[Figure scripts]:
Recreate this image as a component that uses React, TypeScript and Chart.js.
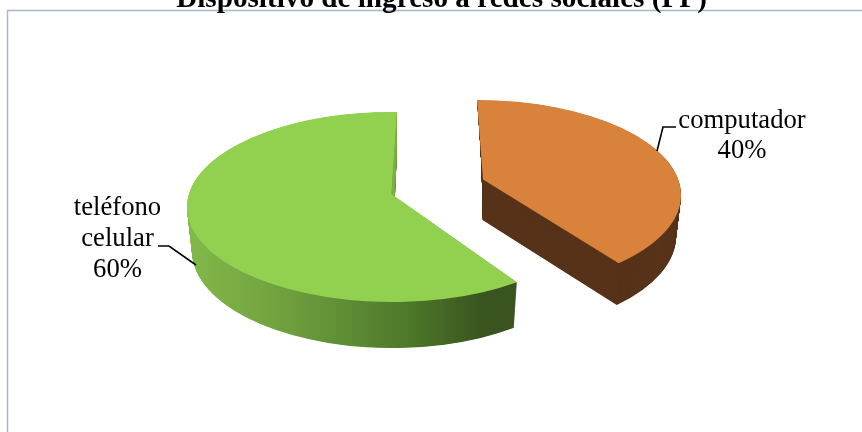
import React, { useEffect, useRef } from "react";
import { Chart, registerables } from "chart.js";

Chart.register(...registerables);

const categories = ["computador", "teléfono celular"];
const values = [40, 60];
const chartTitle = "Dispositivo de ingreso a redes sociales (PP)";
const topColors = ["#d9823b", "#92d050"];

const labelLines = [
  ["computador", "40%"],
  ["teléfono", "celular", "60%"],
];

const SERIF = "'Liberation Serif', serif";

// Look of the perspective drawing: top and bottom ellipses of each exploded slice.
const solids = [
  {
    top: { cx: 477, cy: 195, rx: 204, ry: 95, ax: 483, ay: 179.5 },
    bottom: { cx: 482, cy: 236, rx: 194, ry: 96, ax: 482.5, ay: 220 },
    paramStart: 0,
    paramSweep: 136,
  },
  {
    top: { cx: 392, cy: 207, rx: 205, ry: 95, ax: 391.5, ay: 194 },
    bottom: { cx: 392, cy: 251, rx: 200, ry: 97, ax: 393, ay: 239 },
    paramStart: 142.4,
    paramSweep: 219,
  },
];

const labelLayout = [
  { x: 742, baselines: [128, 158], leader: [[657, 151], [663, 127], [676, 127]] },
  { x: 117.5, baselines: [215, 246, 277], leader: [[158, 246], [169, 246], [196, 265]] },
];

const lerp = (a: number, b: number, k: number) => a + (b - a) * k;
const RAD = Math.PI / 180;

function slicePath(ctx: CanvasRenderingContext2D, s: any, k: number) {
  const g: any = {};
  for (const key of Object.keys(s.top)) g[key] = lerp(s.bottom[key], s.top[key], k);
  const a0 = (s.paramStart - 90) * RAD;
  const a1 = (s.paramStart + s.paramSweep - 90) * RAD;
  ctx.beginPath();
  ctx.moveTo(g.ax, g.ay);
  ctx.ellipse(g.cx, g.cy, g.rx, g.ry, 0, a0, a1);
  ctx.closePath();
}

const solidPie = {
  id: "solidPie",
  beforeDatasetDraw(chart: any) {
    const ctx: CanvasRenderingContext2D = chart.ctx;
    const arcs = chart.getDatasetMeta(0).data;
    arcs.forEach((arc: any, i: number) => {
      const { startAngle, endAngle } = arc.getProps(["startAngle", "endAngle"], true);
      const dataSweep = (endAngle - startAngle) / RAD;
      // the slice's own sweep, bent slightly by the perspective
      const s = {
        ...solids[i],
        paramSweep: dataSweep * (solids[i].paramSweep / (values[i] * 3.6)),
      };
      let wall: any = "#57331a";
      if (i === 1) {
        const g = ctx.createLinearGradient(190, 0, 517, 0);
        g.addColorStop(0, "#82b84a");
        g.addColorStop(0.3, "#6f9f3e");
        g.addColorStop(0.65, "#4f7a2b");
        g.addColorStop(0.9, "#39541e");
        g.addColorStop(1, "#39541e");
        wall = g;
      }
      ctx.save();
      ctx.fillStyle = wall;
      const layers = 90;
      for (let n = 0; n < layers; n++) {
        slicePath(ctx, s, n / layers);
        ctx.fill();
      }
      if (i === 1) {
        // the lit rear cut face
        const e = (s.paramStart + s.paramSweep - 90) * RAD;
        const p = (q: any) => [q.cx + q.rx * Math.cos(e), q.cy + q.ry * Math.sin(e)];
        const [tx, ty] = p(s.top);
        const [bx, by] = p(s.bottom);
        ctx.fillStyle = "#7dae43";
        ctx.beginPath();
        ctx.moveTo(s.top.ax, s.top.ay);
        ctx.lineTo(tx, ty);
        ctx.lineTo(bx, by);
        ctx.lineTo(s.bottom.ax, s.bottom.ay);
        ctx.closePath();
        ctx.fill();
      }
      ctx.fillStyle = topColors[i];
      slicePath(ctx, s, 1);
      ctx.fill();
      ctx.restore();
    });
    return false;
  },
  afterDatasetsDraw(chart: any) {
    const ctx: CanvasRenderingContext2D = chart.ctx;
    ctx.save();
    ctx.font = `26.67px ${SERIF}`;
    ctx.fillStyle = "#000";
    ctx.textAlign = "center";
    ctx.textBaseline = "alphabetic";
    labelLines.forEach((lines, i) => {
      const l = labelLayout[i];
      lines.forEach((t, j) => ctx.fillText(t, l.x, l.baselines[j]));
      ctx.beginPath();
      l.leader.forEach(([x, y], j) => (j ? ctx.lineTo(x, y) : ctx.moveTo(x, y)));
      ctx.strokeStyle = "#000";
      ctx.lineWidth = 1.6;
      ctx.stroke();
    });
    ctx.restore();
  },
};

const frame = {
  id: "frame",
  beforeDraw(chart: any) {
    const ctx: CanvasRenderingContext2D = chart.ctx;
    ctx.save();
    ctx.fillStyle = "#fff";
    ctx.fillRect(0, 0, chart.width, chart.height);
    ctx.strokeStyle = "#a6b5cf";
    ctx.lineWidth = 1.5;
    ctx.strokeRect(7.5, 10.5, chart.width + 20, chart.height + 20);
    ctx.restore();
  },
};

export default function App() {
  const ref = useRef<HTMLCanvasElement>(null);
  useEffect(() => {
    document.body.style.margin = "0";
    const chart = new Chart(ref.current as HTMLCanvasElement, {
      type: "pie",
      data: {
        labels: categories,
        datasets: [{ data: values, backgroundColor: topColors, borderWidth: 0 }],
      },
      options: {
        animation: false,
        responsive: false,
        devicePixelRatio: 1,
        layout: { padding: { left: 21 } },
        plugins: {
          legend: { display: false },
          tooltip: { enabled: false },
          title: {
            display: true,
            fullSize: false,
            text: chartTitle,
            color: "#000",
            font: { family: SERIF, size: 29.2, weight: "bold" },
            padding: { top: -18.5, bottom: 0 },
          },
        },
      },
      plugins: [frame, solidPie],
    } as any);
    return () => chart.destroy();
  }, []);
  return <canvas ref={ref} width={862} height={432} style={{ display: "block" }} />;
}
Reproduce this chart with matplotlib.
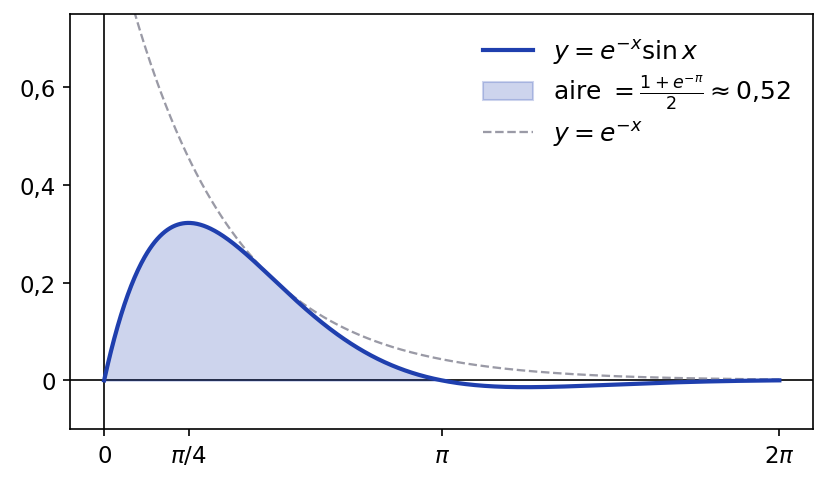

[GOAL]: Only the lines from the start of the entries above to the line containing "Chart.register(...registerables);" are to be given again, exactly and with both ends included; pictures are excluded.

[THE RESULT]:
Recreate this image as a component that uses React, TypeScript and Chart.js.
import React, { useEffect, useRef } from "react";
import { Chart, registerables } from "chart.js";

Chart.register(...registerables);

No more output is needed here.